If I hadn't learned as much as I did from this relationship, I'd be wishing I'd never met you at all. Now, after having gone through all the hurt, disappointment and loneliness I felt towards the end, I feel indestructible, like nothing could really hurt me anymore. Whenever I feel even the slightest need to reach out to you I just take a look at the pictures of you with other girls and suddenly, I'm good.

I know I will miss being touched a lot, I have always missed that in my life. I haven't been touched by you in 2 months now and other than that I haven't had you in any other way either, really. That should make the separation easier. Time is the only thing all of us really have, you can never really own anything besides your time which is what makes it the most precious thing you can gift someone else. I realized my time was too valuable to waste on waiting for you to give me yours.

The worst thing is that I was well in the process of kicking the ED, high time, working out every day feeling better and stronger, more open even. Now all I'm able to do is lay in bed either in little or a lot of pain and it's starting to break me a little. I haven't given up on completing my exchange yet even though I've seriously considered it. 

Anyway, it's only my first failed relationship and I know I gave it my all so I can't be disappointed in myself which, I have to say, is something new haha. I don't know how long it will take me to heal because naive or not, I wanted to believe we could have been it. The thing is, I have no idea of how I'm supposed to start paying attention to other men when for so long, my world consisted of only one. Maybe it will come with time, I'm in no rush anyway. I have no operational patterns to fall back into though, since I've never experienced a breakup before but it was a long time coming so I guess I was somehow prepared. At the end when there's no real happiness left and it's a struggle after another, I guess I allowed all the ways you hurt me in the past to come crashing down on the relationship and break off whatever was left between us. I couldn't trust you to make the effort to figure out how to do right by me. I know I did a lot of things wrong too, and you met me in my mess, but I've noticed it can be one beautiful mess when I just open my eyes and breathe. I'm sorry that we couldn't make it work because I undoubtedly really loved you and even if right now I'm harboring some bitter emotions it won't last long, you know that about me. I'll have you as a part of my past that I don't regret but I have already deleted your pictures from my social media because that's how you prevent the next person you might care for from having to suffer from something so unnecessary. Please do delete the stuff related to me, I'd hate to be a reason for number 5 to feel as bad as I did. 

I needed you to protect me from some things to make me feel like you could be that safe place for me to heal but it didn't seem like you even cared at the end of the day. The upside is that all that insecurity with you has ended up only making me stronger and I realized I don't need to rely on anyone to heal, so I should thank you for not protecting me. You're right, the past is the past and I wasn't the right kind of girl for you for having asked you to try to make it less present for me. A whim of a p******* indeed, but it pained me to see how much you used to love your previous girlfriends.

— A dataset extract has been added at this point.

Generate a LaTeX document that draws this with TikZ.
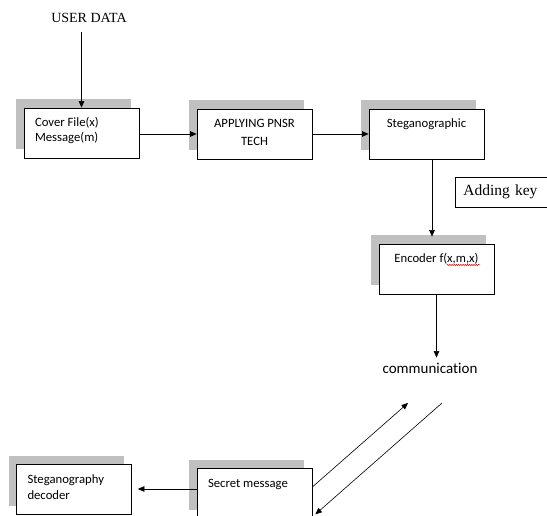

It's easy to promise not to abandon someone if you're not going to be there for them in the first place, just hovering somewhere in the background and coming to get whatever you want whenever you want to. I wish all these little, everyday things didn't have the power of reminding me of how I was truly planning on a future with you.

You've ruined the word "princess" for me.
When I'm done here I'll continue on finding my place in the world although temporarily, this is the not a bad place to be at all.



I don't know about you, but I forgive you.